On voudrait croire que l’ingouvernabilité française est une crise récente, un accident politique né de la fragmentation partisane et des colères sociales du moment. Erreur de perspective. L’incapacité à se laisser gouverner est l’un des traits les plus constants de notre histoire. La France traverse aujourd’hui un épisode de plus, non une rupture.
Déjà, sous l’Ancien Régime, le pouvoir royal régnait moins qu’il ne négociait. La Fronde, au XVIIᵉ siècle, fut une longue révolte contre un État jugé intrusif — écho lointain, mais reconnaissable, aux contestations contemporaines. En 1791 comme en 1793, la Révolution se déchire entre ceux qui craignent l’autorité et ceux qui la réclament. À chaque génération, le pays réinvente son propre désordre.
La IIIᵉ République ? On l’idéalise aujourd’hui.
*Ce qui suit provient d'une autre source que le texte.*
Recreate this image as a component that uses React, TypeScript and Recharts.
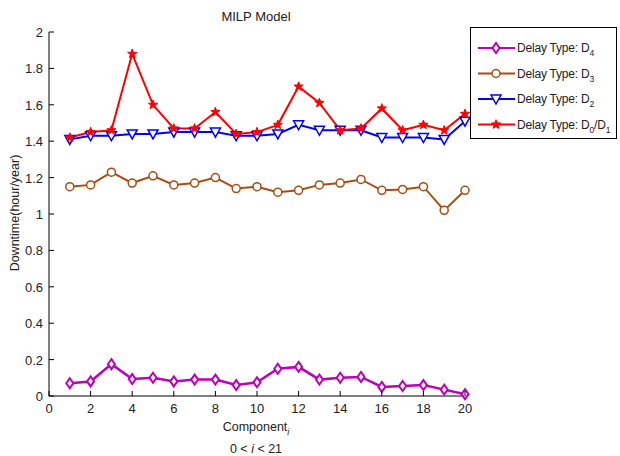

On oublie qu’elle vécut cinquante ans avec des gouvernements de quelques mois, renversés par un Parlement volage. La IVᵉ République ? Un modèle d’instabilité où les crises ministérielles se succédaient plus vite que les saisons. Ce n’est pas l’ingouvernabilité qui est nouvelle : c’est la nostalgie d’un ordre qui n’a presque jamais existé.
Alors que se joue, aujourd’hui encore, le récit d’une France paralysée, il faut changer d’échelle. L’instabilité française n’est pas un accident institutionnel mais un horizon culturel : une nation qui conteste avant d’obéir, débat avant de trancher, défie avant de suivre. Un pays où la légitimité ne se décrète pas — elle se conquiert, sans cesse.
C’est peut-être une faiblesse. C’est aussi, parfois, une force : la preuve vivante d’un peuple qui refuse la docilité. La France n’est pas ingouvernable : elle exige simplement d’être gouvernée autrement.